> EXERCISE REQUIREMENTS: Retype, please, the listing from its opening line through the line that contains "(621.6,214) circle (4.3);", both included, without the pictures.

______________________________

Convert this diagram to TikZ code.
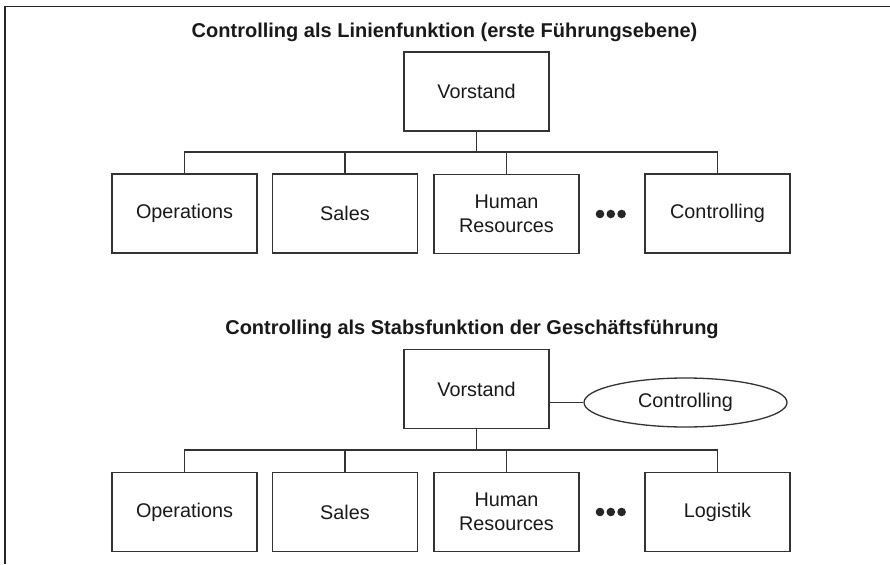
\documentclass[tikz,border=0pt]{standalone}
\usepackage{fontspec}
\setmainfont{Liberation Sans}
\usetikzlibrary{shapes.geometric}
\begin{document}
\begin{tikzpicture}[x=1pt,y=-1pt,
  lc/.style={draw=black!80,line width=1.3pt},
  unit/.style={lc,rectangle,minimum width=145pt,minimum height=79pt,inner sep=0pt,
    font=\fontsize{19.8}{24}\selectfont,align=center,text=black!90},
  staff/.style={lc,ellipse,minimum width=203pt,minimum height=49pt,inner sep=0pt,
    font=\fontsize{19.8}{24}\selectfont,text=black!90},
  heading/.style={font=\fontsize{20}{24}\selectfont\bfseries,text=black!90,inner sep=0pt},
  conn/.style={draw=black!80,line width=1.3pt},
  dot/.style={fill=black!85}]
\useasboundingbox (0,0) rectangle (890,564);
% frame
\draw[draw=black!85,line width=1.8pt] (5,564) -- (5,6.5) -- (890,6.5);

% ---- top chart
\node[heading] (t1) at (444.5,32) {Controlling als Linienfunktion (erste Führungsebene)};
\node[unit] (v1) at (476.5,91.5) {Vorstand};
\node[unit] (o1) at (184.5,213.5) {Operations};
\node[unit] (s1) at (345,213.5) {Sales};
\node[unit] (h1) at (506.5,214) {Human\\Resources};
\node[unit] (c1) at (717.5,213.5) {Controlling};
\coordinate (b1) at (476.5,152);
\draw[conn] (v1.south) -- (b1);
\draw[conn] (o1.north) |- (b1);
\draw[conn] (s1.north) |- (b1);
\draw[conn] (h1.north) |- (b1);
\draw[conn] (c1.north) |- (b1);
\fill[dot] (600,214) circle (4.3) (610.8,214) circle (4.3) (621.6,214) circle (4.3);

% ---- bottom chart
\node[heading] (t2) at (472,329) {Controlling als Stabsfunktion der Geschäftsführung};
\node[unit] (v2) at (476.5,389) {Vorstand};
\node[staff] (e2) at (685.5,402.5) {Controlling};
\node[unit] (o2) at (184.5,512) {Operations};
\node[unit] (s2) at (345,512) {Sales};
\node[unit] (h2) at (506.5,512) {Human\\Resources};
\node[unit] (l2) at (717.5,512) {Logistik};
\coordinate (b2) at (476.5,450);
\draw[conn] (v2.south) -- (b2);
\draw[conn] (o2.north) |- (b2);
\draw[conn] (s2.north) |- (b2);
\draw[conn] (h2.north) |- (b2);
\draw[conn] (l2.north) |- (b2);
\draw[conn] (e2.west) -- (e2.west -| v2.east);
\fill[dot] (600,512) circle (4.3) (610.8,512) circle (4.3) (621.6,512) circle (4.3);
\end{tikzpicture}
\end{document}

______________________________

> COMPLETE ANSWER:
Convert this diagram to TikZ code.
\documentclass[tikz,border=0pt]{standalone}
\usepackage{fontspec}
\setmainfont{Liberation Sans}
\usetikzlibrary{shapes.geometric}
\begin{document}
\begin{tikzpicture}[x=1pt,y=-1pt,
  lc/.style={draw=black!80,line width=1.3pt},
  unit/.style={lc,rectangle,minimum width=145pt,minimum height=79pt,inner sep=0pt,
    font=\fontsize{19.8}{24}\selectfont,align=center,text=black!90},
  staff/.style={lc,ellipse,minimum width=203pt,minimum height=49pt,inner sep=0pt,
    font=\fontsize{19.8}{24}\selectfont,text=black!90},
  heading/.style={font=\fontsize{20}{24}\selectfont\bfseries,text=black!90,inner sep=0pt},
  conn/.style={draw=black!80,line width=1.3pt},
  dot/.style={fill=black!85}]
\useasboundingbox (0,0) rectangle (890,564);
% frame
\draw[draw=black!85,line width=1.8pt] (5,564) -- (5,6.5) -- (890,6.5);

% ---- top chart
\node[heading] (t1) at (444.5,32) {Controlling als Linienfunktion (erste Führungsebene)};
\node[unit] (v1) at (476.5,91.5) {Vorstand};
\node[unit] (o1) at (184.5,213.5) {Operations};
\node[unit] (s1) at (345,213.5) {Sales};
\node[unit] (h1) at (506.5,214) {Human\\Resources};
\node[unit] (c1) at (717.5,213.5) {Controlling};
\coordinate (b1) at (476.5,152);
\draw[conn] (v1.south) -- (b1);
\draw[conn] (o1.north) |- (b1);
\draw[conn] (s1.north) |- (b1);
\draw[conn] (h1.north) |- (b1);
\draw[conn] (c1.north) |- (b1);
\fill[dot] (600,214) circle (4.3) (610.8,214) circle (4.3) (621.6,214) circle (4.3);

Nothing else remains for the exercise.